■ PROBLEM ■
Using the material below, copy every line where "matplotlib" appears.

■ SOURCE MATERIAL ■
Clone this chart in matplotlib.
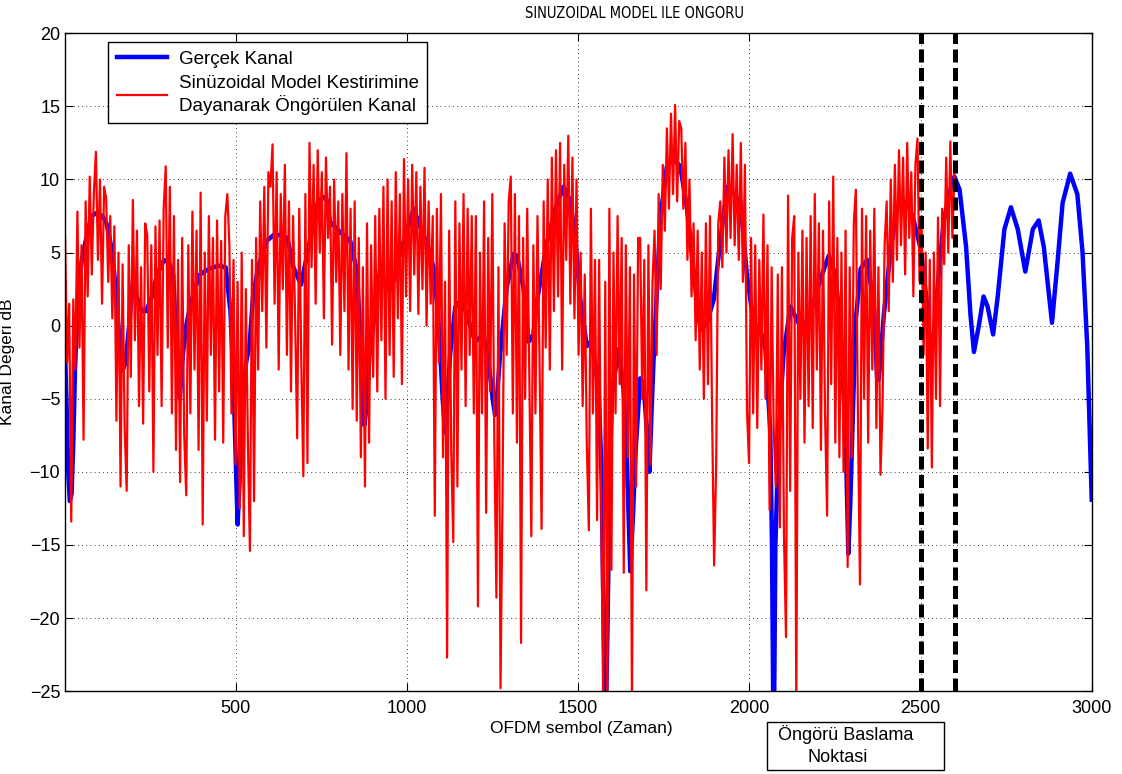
"""Sinusoidal model channel prediction: true channel vs predicted channel (dB)."""
import numpy as np
import matplotlib
matplotlib.use("Agg")
import matplotlib.pyplot as plt
from matplotlib.patches import Rectangle

plt.rcParams["font.family"] = ["Liberation Sans", "DejaVu Sans"]

# true channel (Gerçek Kanal): knots, OFDM symbol -> dB
true_x = [0, 5, 10, 15, 20, 25, 30, 39, 50, 63, 78, 93, 110, 122, 135, 145, 155, 163, 170, 178,
          188, 199, 210, 225, 238, 255, 270, 290, 305, 317, 327, 336, 345, 355, 365, 380, 395, 415, 435, 450,
          470, 484, 492, 498, 505, 512, 520, 530, 540, 550, 565, 590, 610, 630, 650, 668, 690, 705, 725, 740,
          755, 765, 775, 800, 834, 853, 862, 868, 875, 882, 890, 901, 921, 941, 960, 980, 1000, 1019, 1038, 1060,
          1077, 1090, 1097, 1104, 1111, 1118, 1126, 1141, 1160, 1174, 1199, 1223, 1238, 1250, 1257, 1264, 1272, 1291, 1311, 1321,
          1340, 1355, 1369, 1379, 1408, 1433, 1457, 1477, 1491, 1506, 1525, 1540, 1560, 1568, 1574, 1580, 1586, 1592, 1599, 1618,
          1633, 1642, 1652, 1660, 1667, 1681, 1691, 1700, 1708, 1714, 1720, 1740, 1759, 1779, 1798, 1818, 1837, 1857, 1876, 1896,
          1915, 1935, 1954, 1974, 1993, 2013, 2032, 2047, 2061, 2066, 2071, 2076, 2086, 2100, 2120, 2154, 2178, 2208, 2232, 2252,
          2266, 2281, 2289, 2295, 2301, 2310, 2325, 2344, 2364, 2373, 2378, 2393, 2413, 2432, 2461, 2480, 2500, 2519, 2529, 2539,
          2554, 2568, 2588, 2599, 2614, 2633, 2646, 2656, 2671, 2684, 2696, 2712, 2725, 2745, 2764, 2784, 2806, 2828, 2845, 2860,
          2884, 2900, 2915, 2937, 2958, 2973, 2987, 3000]
true_db = [-1, -5, -10, -12, -11.5, -8, -3, 2.5, 4.5, 6, 7.5, 7.7, 7.5, 7, 5.5, 3.5, 0.5, -2, -3, -2.5,
           0, 3, 2, 1, 1, 2, 3.5, 4.5, 4.3, 3.5, -2, -5, -2, 0, 1.2, 2.5, 3.5, 3.8, 4, 4.1,
           4, 1, -3, -8, -13.6, -10, -5, -2.5, -1.3, 2, 4, 5.8, 6.2, 6.2, 6, 4, 2.8, 4.5, 6.9, 8.5,
           8.8, 8.6, 7.1, 6.5, 5.8, 3.8, 0, -4, -6.8, -5.5, -2, 0, 3.8, 2.5, 3, 5, 6.5, 8, 6.8, 5.5,
           4, 1, -1.9, -5, -7.3, -5, -1.9, 1.3, 1.8, 0.8, -1.1, -0.6, -2.4, -5, -6.1, -4.5, -1.9, 2.6, 4.9, 4.8,
           2.6, -1.1, -0.6, 1.6, 5.6, 8, 9.5, 8.5, 6.1, 1.8, -1.4, -1, -4.5, -10, -20, -28, -20, -10, -4.5, -1.6,
           -4.5, -9, -16.8, -13, -8.8, -3.6, -4, -7, -10, -6, -2.4, 7.4, 10.9, 11.4, 10.9, 8, 3.7, -0.3, 0.2, 1.8,
           5.8, 9.5, 9, 8.5, 3.4, 0.1, -0.3, -1.6, -7.2, -15, -30, -15, -7.2, -1.9, 1.3, -0.3, 0.8, 3.2, 4.8, 3.4,
           -0.3, -7.2, -15.6, -12, -7.2, 0.2, 3.9, 4.5, 1.3, -3.5, -3.7, 0.8, 5.3, 8.2, 8.5, 7.2, 5.3, 1.5, -1.7, -0.6,
           3.8, 7.2, 9.4, 10.2, 9.3, 5.4, 0.7, -1.8, 0.1, 2, 1.3, -0.6, 1.9, 6.6, 8.1, 6.6, 3.7, 6.6, 7.2, 5.4,
           0.2, 4.3, 8.4, 10.4, 9, 5.1, -1.4, -11.9]

# predicted channel: one value every 6th symbol, from symbol 1 up to the start of prediction
pred_step = 6
pred_db = [
    6.0, -2.5, 1.5, -13.4, 1.8, -3.0, 7.8, -1.5, 5.5, -7.8, 8.5, 2.0, 10.2, 3.5, 9.0, 11.9, 4.5, 10.0, 1.5, 9.5,
    8.7, 3.0, 7.5, 0.5, 6.8, -6.5, 5.0, -11.0, 4.2, -7.0, -11.3, 5.5, -3.5, 8.6, -1.0, 6.5, -5.5, 4.0, -6.7, 7.0,
    6.2, -4.5, 5.5, -10.0, 6.8, -2.0, 7.2, -5.5, 8.0, 10.9, -1.5, 9.5, -6.0, 7.5, -8.5, 4.5, -10.7, 6.0, -7.5, -11.6,
    5.5, -6.0, 7.8, -3.0, 6.5, -8.5, 9.1, -13.6, 5.0, -6.5, 7.5, -2.0, 6.0, -7.8, 7.2, -4.5, 5.8, -8.0, 7.5, 9.0,
    5.5, -6.0, 4.5, -9.5, 3.0, -12.5, 5.0, -14.4, 2.5, -8.0, -15.4, 4.5, -12.0, 6.0, -3.0, 8.5, 1.0, 9.5, -1.5, 10.5,
    9.5, 12.4, 1.5, 10.5, -3.0, 9.0, 2.5, 11.0, -2.0, 8.5, -4.5, 7.5, 0.5, -7.7, 8.0, -2.5, -10.3, 9.0, -9.4, 12.5,
    4.0, 11.0, 1.5, 12.0, 5.0, 10.5, 0.5, 11.5, 6.0, 9.5, -1.3, 10.0, 3.0, 8.5, -2.0, 9.0, 1.0, 11.8, -3.0, 8.0,
    -5.7, 8.5, -6.5, 6.0, -9.0, 4.0, -11.0, 7.0, -8.0, 5.5, -3.5, 7.5, -4.5, 8.0, -1.0, 9.5, -5.0, 10.0, -2.0, 8.5,
    -3.5, 10.5, 0.5, 9.0, -4.0, 11.4, 2.0, 10.0, 1.0, 11.0, 3.5, 10.5, 0.8, 9.5, 2.5, 10.8, 0.0, 8.5, 1.5, 7.5,
    -13.0, 8.0, -2.5, 9.0, -9.0, 3.0, -22.7, 6.5, -8.5, -14.8, 8.5, -11.0, 7.0, -3.0, 9.0, -5.5, 8.0, -2.0, 7.5, -6.0,
    7.5, -19.2, 5.0, -6.0, 8.5, -12.8, 6.0, -4.5, 9.0, -8.0, -18.6, 4.0, -24.8, -11.4, 7.0, -2.0, 8.5, 10.2, -6.0, 9.0,
    -8.0, 7.5, -21.7, 6.0, -5.0, 8.0, -3.5, -14.4, 5.5, -6.0, 7.5, -2.5, -13.9, 8.5, -1.5, 10.0, -3.0, 11.5, 1.0, 12.0,
    2.0, 12.5, -3.0, 11.0, 4.5, 13.0, 1.5, 11.5, 0.5, 10.0, -2.0, 5.0, -5.5, 3.5, -8.0, -14.0, 8.0, -6.0, 4.5, -13.3,
    4.5, -12.0, -26.0, 3.0, -26.0, 8.0, -16.7, 5.0, -6.0, 7.5, -4.0, 6.0, -16.9, 5.5, -9.0, 4.0, -26.0, 3.5, -11.0, 6.0,
    6.0, -5.0, 4.5, -18.1, 5.5, -9.5, 3.0, 6.5, -2.0, 9.0, 2.5, 11.0, 6.5, 13.5, 8.0, 14.5, 9.0, 15.1, 8.5, 14.0,
    13.5, 8.0, 12.5, 4.5, 10.0, 2.0, 7.0, -1.0, 6.5, -3.0, 5.0, -5.0, 7.0, -4.0, 7.5, -6.0, -16.4, -9.5, 7.0, 8.5,
    4.0, 11.5, 5.0, 12.0, 6.0, 13.1, 5.5, 11.0, 4.5, 12.5, 3.0, 11.0, -5.8, -9.4, 6.0, -6.0, 5.5, -7.0, 4.5, -3.0,
    7.6, -5.0, 5.5, -12.6, 4.0, -7.0, -11.0, 3.5, -13.8, 4.0, -14.3, -21.3, 8.9, -11.3, 6.0, 7.5, -26.0, 5.0, -5.0, 6.5,
    -8.0, 6.0, -5.5, 7.5, -7.0, 9.0, -3.0, 7.0, -8.5, 6.5, -6.0, -13.0, 8.5, -4.0, 10.2, -8.0, 6.0, -9.0, 5.0, -10.0,
    6.5, -16.5, 4.0, -9.0, 7.0, 9.3, -6.0, -17.7, 8.0, -5.0, 7.5, -8.0, 6.5, -3.0, 8.0, -7.0, 4.0, -10.2, -5.5, 5.5,
    8.5, 1.0, 10.0, 3.0, 11.0, 4.5, 12.0, 5.5, 11.5, 3.5, 12.5, 6.0, 10.5, 2.0, 11.0, 12.8, 3.0, 7.5, -2.0, 5.0,
    -8.4, 4.5, -9.7, 5.0, -5.0, 7.4, -5.5, 8.0, 4.2, 11.5, 5.0, 12.6, 6.0, 10.5,
]
pred_x = np.arange(1, 1 + pred_step * len(pred_db), pred_step)

# prediction start markers
marker_x = [2500, 2600]

fig = plt.figure(figsize=(11.22, 7.74), dpi=100)
ax = fig.add_axes([0.058, 0.107, 0.915, 0.85])

ax.plot(true_x, true_db, color="#0000ff", lw=3.2, label="Gerçek Kanal")
ax.plot(pred_x, pred_db, color="#ff0000", lw=1.6,
        label="Sinüzoidal Model Kestirimine\nDayanarak Öngörülen Kanal")
for mx in marker_x:
    ax.axvline(mx, color="black", lw=3.6, linestyle=(0, (2.6, 1.1)))

ax.set_xlim(1, 3000)
ax.set_ylim(-25, 20)
ax.set_xticks([500, 1000, 1500, 2000, 2500, 3000])
ax.set_yticks(np.arange(-25, 21, 5))
ax.tick_params(direction="in", top=True, right=True, labelsize=13, length=6)
ax.tick_params(axis="x", pad=6)
ax.grid(True, color="black", linestyle=(0, (1, 4)), lw=0.6)
for s in ax.spines.values():
    s.set_linewidth(1.0)

ax.set_title("SINUZOIDAL MODEL ILE ONGORU", fontsize=10.5, pad=11, x=0.555,
             family="DejaVu Sans", fontstretch="condensed")
ax.set_xlabel("OFDM sembol (Zaman)", fontsize=12.5, labelpad=3)
ax.xaxis.set_label_coords(0.503, -0.045)
ax.set_ylabel("Kanal Değeri dB", fontsize=12.5)
ax.yaxis.set_label_coords(-0.049, 0.5)

leg = ax.legend(loc="upper left", bbox_to_anchor=(0.042, 0.986), borderaxespad=0,
                fontsize=13.5, handlelength=2.7, handletextpad=0.6, fancybox=False,
                framealpha=1, edgecolor="black", labelspacing=0.35, borderpad=0.45)
leg.get_frame().set_linewidth(1.0)

# text box under the axis
fig.patches.append(Rectangle((767 / 1122, 1 - 770 / 774), 177 / 1122, 48 / 774,
                             transform=fig.transFigure, fill=False, edgecolor="black", lw=1.0))
fig.text(846 / 1122, 1 - 734 / 774, "Öngörü Baslama", ha="center", va="center", fontsize=13)
fig.text(838 / 1122, 1 - 758 / 774, "Noktasi", ha="center", va="center", fontsize=13)

fig.savefig("out.png", dpi=100)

■ REPLY TO THE TASK ■
Clone this chart in matplotlib.
import matplotlib
matplotlib.use("Agg")
import matplotlib.pyplot as plt
from matplotlib.patches import Rectangle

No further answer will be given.